In the problem of the hounds and the hare, the hounds gain 6 rods in every 21. They must therefore run as many times 21 as 6 will go into 96. Therefore 96 / 6 = 16. 21 x 16 = 336 rods.


Why may a beggar wear a very short, coat? Because it will be long before he gets another.


Our juvenile puzzlists are so clever in getting at the correct locality of these concealed places, that I will ask them to explain a matter which puzzled me considerably some time ago.

I had heard a certain person referred to once as “the most noted man in his State,” and, as his fame for any particular art or science had never reached me. I asked regarding his specialty, and was told that he was not looked upon as a great genius, but simply as being “noted.” I was baffled by the puzzle until it so happened that during a visit to his town I observed that strangers and friends alike were so struck by his remarkable appearance as to make him indeed the most noted man in town.

I pass the puzzle on to our young friends, and will as them to discover the locality of this noted man as concealed in the remarks which I heard upon the streets.


In the “noted” puzzle we discover “Eldorado.”

5. A Rebus

A bird select, on moorlands bred,
And carefully remove its head,
Then your admirer, Ladies see!
Cut him, and past and gone he’ll be.

Cipher Ans. 16, 12, 15, 22, 5, 18.



What is the difference between a mother with a large family and a barber? One shaves with his razors, and the other raises her shavers.

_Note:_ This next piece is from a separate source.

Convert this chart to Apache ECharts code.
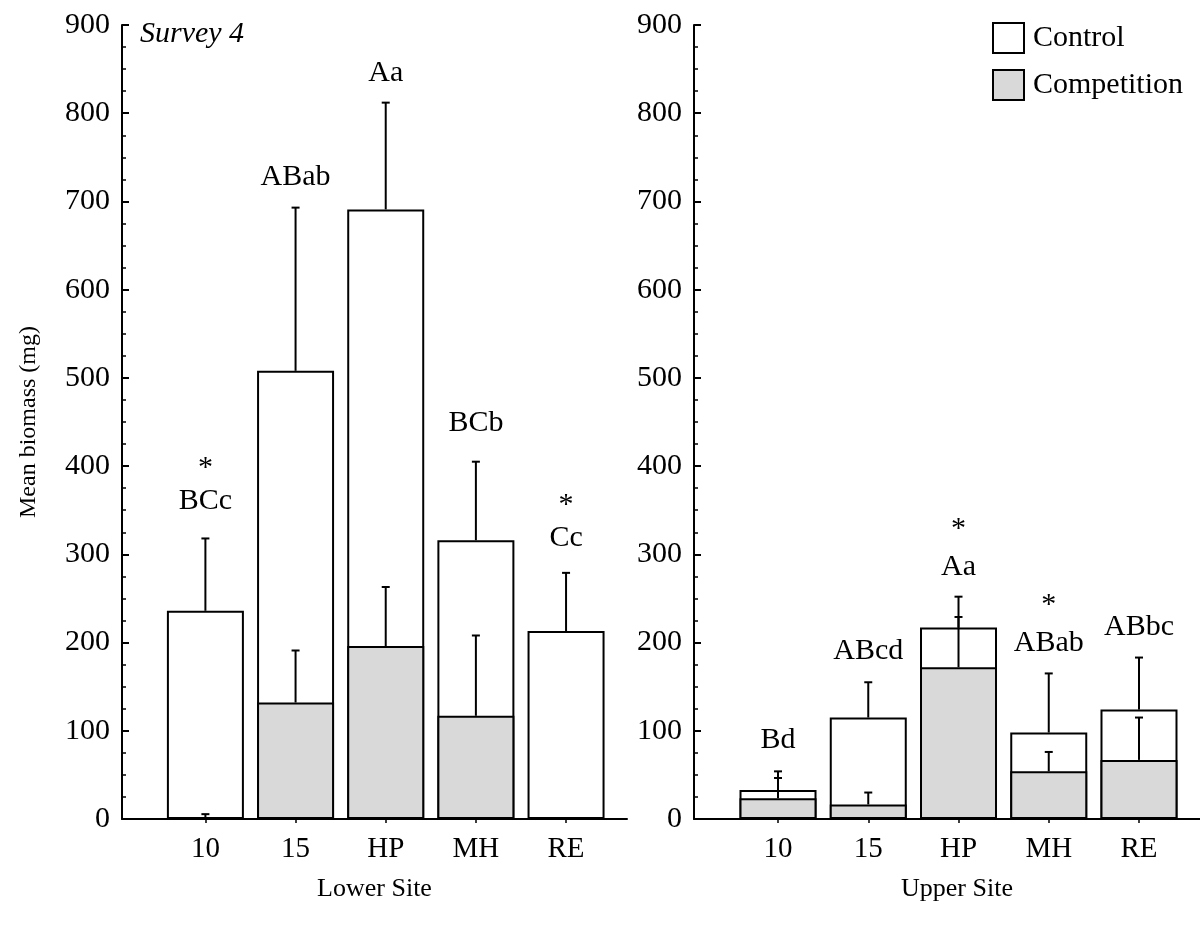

Why is a horse an anomaly in the hunting field? Because the better tempered he is the easier he takes a-fence (offense).

Which eat most grass, black sheep or white? White, because there are more of them.

When is a sailor not a sailor? When he’s aboard.

Why are persons with short memories like officeholders? Because they are always for-getting every thing.

What is that from which you may take away the whole, and yet have some left? The word whole-some.

What is a quick way to kill ants? Hit your uncle’s wife on the head with a hammer!

What, is the difference between dead soldiers and repaired garments? The former are dead men, and the latter are mended (men dead)!

Why should painters never allow children to go into their studios? Because of them easels (the measles) which are there.